Les investisseurs étrangers peuvent alors être assez réticents à prendre des tickets par crainte de se retrouver « on the hook » (crochetés), c’est-à-dire assumer des responsabilités imprévues, comme financer des plans sociaux et être in fine obligés de payer beaucoup plus que le montant qu’ils ont investi ou pour le risque qu’ils ont évalué.

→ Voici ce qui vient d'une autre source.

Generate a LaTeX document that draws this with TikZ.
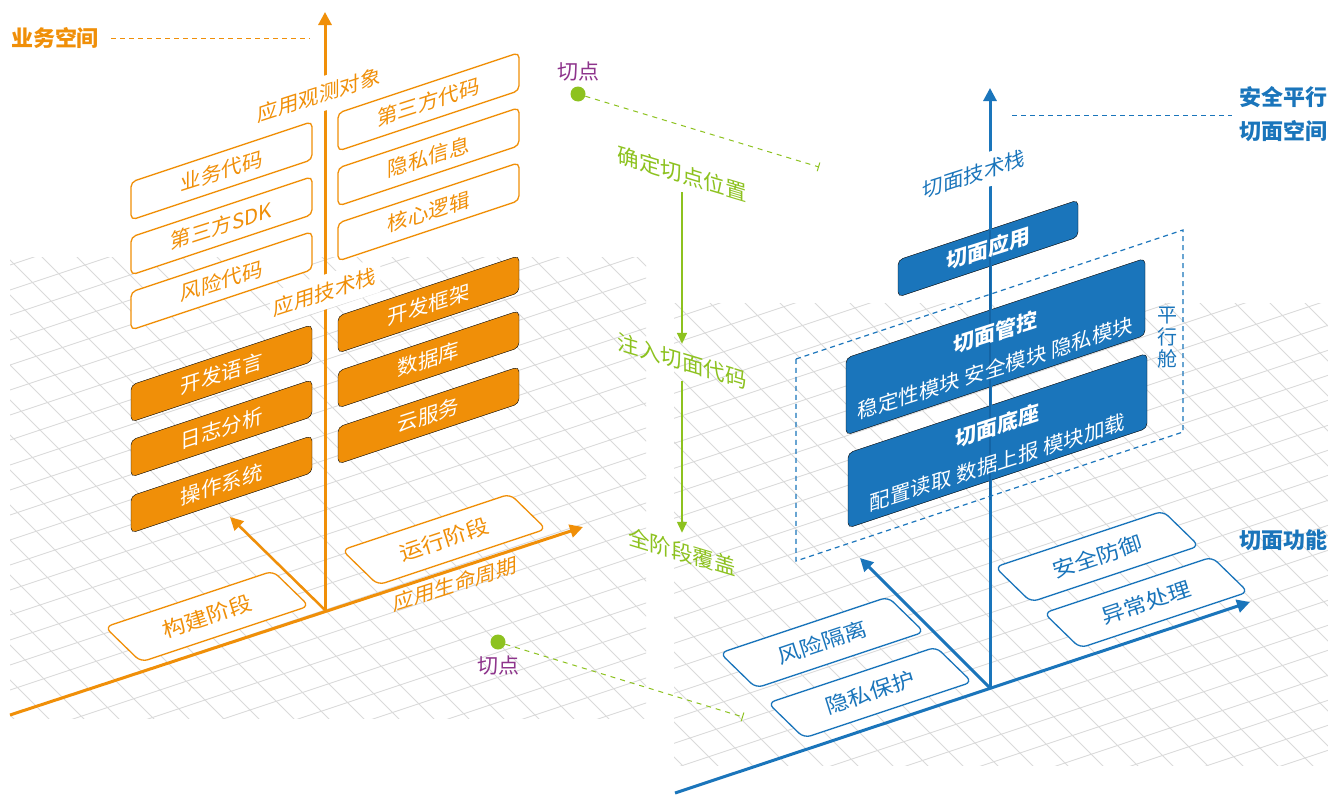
\documentclass[tikz,border=0pt]{standalone}
\usepackage{fontspec}
\setmainfont{Noto Sans CJK SC}
\usetikzlibrary{arrows.meta}
\definecolor{orng}{RGB}{240,143,8}
\definecolor{blu}{RGB}{26,117,187}
\definecolor{bluax}{RGB}{20,100,165}
\definecolor{grn}{RGB}{141,194,31}
\definecolor{purp}{RGB}{142,52,140}
\definecolor{gridc}{RGB}{218,218,218}
\newcommand\wlbox[5]{\draw[#1] (#2,#3) -- ++(#4,{-#4/3}) -- ++(0,#5) -- ++({-#4},{#4/3}) -- cycle;}
\newcommand\flbox[3]{\draw[#1] (#2,#3) -- ++(168,-56) -- ++(36,35) -- ++(-168,56) -- cycle;}
\begin{document}
\begin{tikzpicture}[x=1pt,y=-1pt,
  gridline/.style={draw=gridc, line width=0.9pt},
  obox/.style={draw=orng, fill=white, line width=1.3pt, rounded corners=5pt},
  ofill/.style={fill=orng, rounded corners=5pt},
  bfillbox/.style={fill=blu, rounded corners=5pt},
  ofloor/.style={draw=orng, fill=white, line width=1.3pt, rounded corners=7pt},
  bfloor/.style={draw=blu, fill=white, line width=1.3pt, rounded corners=7pt},
  walltxt/.style={transform shape, yslant=0.32, inner sep=0pt, font=\fontsize{20.5}{24}\selectfont},
  flrtxt/.style={transform shape, cm={1.08,0.36,-0.3,0.95,(0,0)}, inner sep=0pt, font=\fontsize{20.5}{24}\selectfont},
  gtxt/.style={transform shape, yslant=-0.3, inner sep=0pt, text=grn, font=\fontsize{21.5}{24}\selectfont},
  axlbl/.style={walltxt, fill=white, inner xsep=4pt, inner ysep=8pt},
  ttl/.style={font=\fontsize{22}{26}\selectfont\bfseries, inner sep=0pt},
  oaxis/.style={draw=orng, line width=3pt, -{Triangle[width=13pt,length=13pt]}},
  baxis/.style={draw=blu, line width=3pt, -{Triangle[width=13pt,length=13pt]}},
  garrow/.style={draw=grn, line width=1.5pt, -{Triangle[width=10pt,length=11pt]}},
  gdash/.style={draw=grn, line width=1pt, dash pattern=on 5pt off 5pt, -{Bar[width=9pt]}},
  dot/.style={circle, fill=grn, minimum size=15pt, inner sep=0pt},
  ptxt/.style={text=purp, inner sep=0pt, font=\fontsize{21}{24}\selectfont}
]
\useasboundingbox (0,0) rectangle (1328,795);
\fill[white] (0,0) rectangle (1328,795);

% ---------- grids ----------
\begin{scope}
\clip (10,257) rectangle (646,718);
\foreach \i in {-18,...,9} {\draw[gridline] (0,{610+25*\i+108.33}) -- (660,{610+25*\i-111.67});}
\foreach \i in {-12,...,19} {\pgfmathsetmacro\dd{-285+35*\i}\draw[gridline] ({\dd+250},250) -- ({\dd+720},720);}
\end{scope}
\begin{scope}
\clip (674,303) rectangle (1328,765);
\foreach \i in {-20,...,8} {\draw[gridline] (660,{688+25*\i+110}) -- (1340,{688+25*\i-116.67});}
\foreach \i in {-11,...,21} {\pgfmathsetmacro\dd{302+35*\i}\draw[gridline] ({\dd+300},300) -- ({\dd+770},770);}
\end{scope}

% ---------- left (orange) system ----------
\coordinate (OL) at (325,610);
\coordinate (OLtop) at (325,12);
\coordinate (OLl) at (10,715);
\coordinate (OLr) at (583,527);
\coordinate (OLb) at (230,517);
\draw[oaxis] (OL) -- (OLtop);
\draw[oaxis] (OLl) -- (OLr);
\draw[oaxis, line width=2.5pt] (OL) -- (OLb);

% floor boxes
\flbox{ofloor}{105}{627}
\node[flrtxt, text=orng] (f1) at (207,616.5) {构建阶段};
\flbox{ofloor}{342}{550}
\node[flrtxt, text=orng] (f2) at (444,539.5) {运行阶段};

% wall boxes outline
\wlbox{obox}{131}{182}{181}{38}
\node[walltxt, text=orng] (a1) at (221.5,170.8) {业务代码};
\wlbox{obox}{131}{237}{181}{38}
\node[walltxt, text=orng] (a2) at (221.5,225.8) {第三方SDK};
\wlbox{obox}{131}{292}{181}{38}
\node[walltxt, text=orng] (a3) at (221.5,280.8) {风险代码};
\wlbox{obox}{338}{113}{181}{38}
\node[walltxt, text=orng] (a4) at (428.5,101.8) {第三方代码};
\wlbox{obox}{338}{168}{181}{38}
\node[walltxt, text=orng] (a5) at (428.5,156.8) {隐私信息};
\wlbox{obox}{338}{223}{181}{38}
\node[walltxt, text=orng] (a6) at (428.5,211.8) {核心逻辑};
% wall boxes filled
\wlbox{ofill}{131}{385}{181}{37}
\node[walltxt, text=white] (b1) at (221.5,373.3) {开发语言};
\wlbox{ofill}{131}{440}{181}{37}
\node[walltxt, text=white] (b2) at (221.5,428.3) {日志分析};
\wlbox{ofill}{131}{496}{181}{37}
\node[walltxt, text=white] (b3) at (221.5,484.3) {操作系统};
\wlbox{ofill}{338}{316}{181}{37}
\node[walltxt, text=white] (b4) at (428.5,304.3) {开发框架};
\wlbox{ofill}{338}{371}{181}{37}
\node[walltxt, text=white] (b5) at (428.5,359.3) {数据库};
\wlbox{ofill}{338}{427}{181}{37}
\node[walltxt, text=white] (b6) at (428.5,415.3) {云服务};

% axis labels
\node[axlbl, text=orng] (l1) at (319,95) {应用观测对象};
\node[axlbl, text=orng] (l2) at (325,292) {应用技术栈};
\node[walltxt, text=orng] (l3) at (455,584) {应用生命周期};

% title
\node[ttl, text=orng] (t1) at (55,38) {业务空间};
\coordinate (t1e) at (310,38);
\draw[orng, line width=1pt, dash pattern=on 5pt off 4pt] ([xshift=12pt]t1.east) -- (t1e);

% ---------- green cut points ----------
\node[dot] (cp1) at (578,94) {};
\node[ptxt] (cp1t) at (578,72) {切点};
\coordinate (cp1e) at (819,167);
\draw[gdash] (cp1) -- (cp1e);
\node[dot] (cp2) at (498,642) {};
\node[ptxt] (cp2t) at (498,666) {切点};
\coordinate (cp2e) at (743,717);
\draw[gdash] (cp2) -- (cp2e);

\node[gtxt] (g1) at (682,174) {确定切点位置};
\node[gtxt] (g2) at (682,361) {注入切面代码};
\node[gtxt] (g3) at (682,552) {全阶段覆盖};
\draw[garrow, shorten <=8pt, shorten >=7pt] (g1.south) -- (g2.north);
\draw[garrow, shorten <=10pt, shorten >=9pt] (g2.south) -- (g3.north);

% ---------- right (blue) system ----------
\coordinate (OR) at (990,688);
\coordinate (ORtop) at (990,88);
\coordinate (ORl) at (675,793);
\coordinate (ORr) at (1250,602);
\coordinate (ORb) at (860,558);
\draw[baxis] (ORl) -- (ORr);
\draw[baxis] (OR) -- (ORb);

\flbox{bfloor}{995}{567}
\node[flrtxt, text=blu] (h1) at (1097,556.5) {安全防御};
\flbox{bfloor}{1044}{613}
\node[flrtxt, text=blu] (h2) at (1146,602.5) {异常处理};
\flbox{bfloor}{720}{653}
\node[flrtxt, text=blu] (h3) at (822,642.5) {风险隔离};
\flbox{bfloor}{768}{703}
\node[flrtxt, text=blu] (h4) at (870,692.5) {隐私保护};

\wlbox{bfillbox}{898}{260}{180}{37}
\wlbox{bfillbox}{846}{358}{299}{77}
\wlbox{bfillbox}{848}{453}{299}{75}
\draw[baxis] (OR) -- (ORtop);
\draw[bluax, line width=2.5pt] (990,230) -- (990,500);

\node[walltxt, text=white, font=\fontsize{21}{24}\selectfont\bfseries] (c1) at (988,248.5) {切面应用};
\node[walltxt, text=white, font=\fontsize{21}{24}\selectfont\bfseries] (c2) at (995.5,332) {切面管控};
\node[walltxt, text=white, font=\fontsize{20.5}{24}\selectfont] (c2b) at (995.5,368) {稳定性模块 安全模块 隐私模块};
\node[walltxt, text=white, font=\fontsize{21}{24}\selectfont\bfseries] (c3) at (997.5,425.5) {切面底座};
\node[walltxt, text=white, font=\fontsize{20.5}{24}\selectfont] (c3b) at (997.5,462.5) {配置读取 数据上报 模块加载};

\draw[blu, line width=1.2pt, dash pattern=on 5pt off 4pt] (796,359) -- (1183,230) -- (1183,432) -- (796,561) -- cycle;
\node[text=blu, align=center, inner sep=0pt, font=\fontsize{20}{22}\selectfont] (pc) at (1167,338) {平\\行\\舱};

\node[axlbl, text=blu] (l4) at (974,174) {切面技术栈};

\node[ttl, text=blu, anchor=east] (s1) at (1328,97) {安全平行};
\node[ttl, text=blu, anchor=east] (s2) at (1328,131) {切面空间};
\coordinate (bd1) at (1012,115);
\coordinate (bd2) at (1232,115);
\draw[blu, line width=1pt, dash pattern=on 5pt off 4pt] (bd1) -- (bd2);
\node[ttl, text=blu, anchor=east] (s3) at (1328,540) {切面功能};
\end{tikzpicture}
\end{document}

Le secteur d’activité, variable sociale d’ajustement

Dans la même veine que le co-emploi, le périmètre d’appréciation du motif économique de licenciement a, lui aussi, connu de nouvelles évolutions en décembre dernier. En effet, dans un arrêt rendu le 13 décembre, la Cour de cassation semble exclure l’appréciation du motif économique non seulement au niveau de l’entreprise mais également à celui de l’ensemble du groupe, lorsque l’entité en question appartient à un groupe. Aurélien Louvet, avocat associé au sein du cabinet Capstan, précise : « Le cadre d’appréciation du motif économique de licenciement se situe donc en retrait du périmètre des recherches de reclassement, fixé au niveau du groupe. Concrètement, si la situation économique du secteur d’activité du groupe auquel l’entreprise se rattache n’est pas affectée, les suppressions d’emploi décidées en raison d’un motif économique constaté au niveau de l’entreprise sont privées de cause réelle et sérieuse de licenciement. » Ce qui signifie qu’une entreprise même en difficulté ne bénéficie pas d’un motif réel et sérieux de licenciement si la situation économique du secteur d’activité du groupe auquel elle appartient ne le justifie pas.
Un épine de plus, s’il en fallait, pour les praticiens de la restructuration d’entreprise.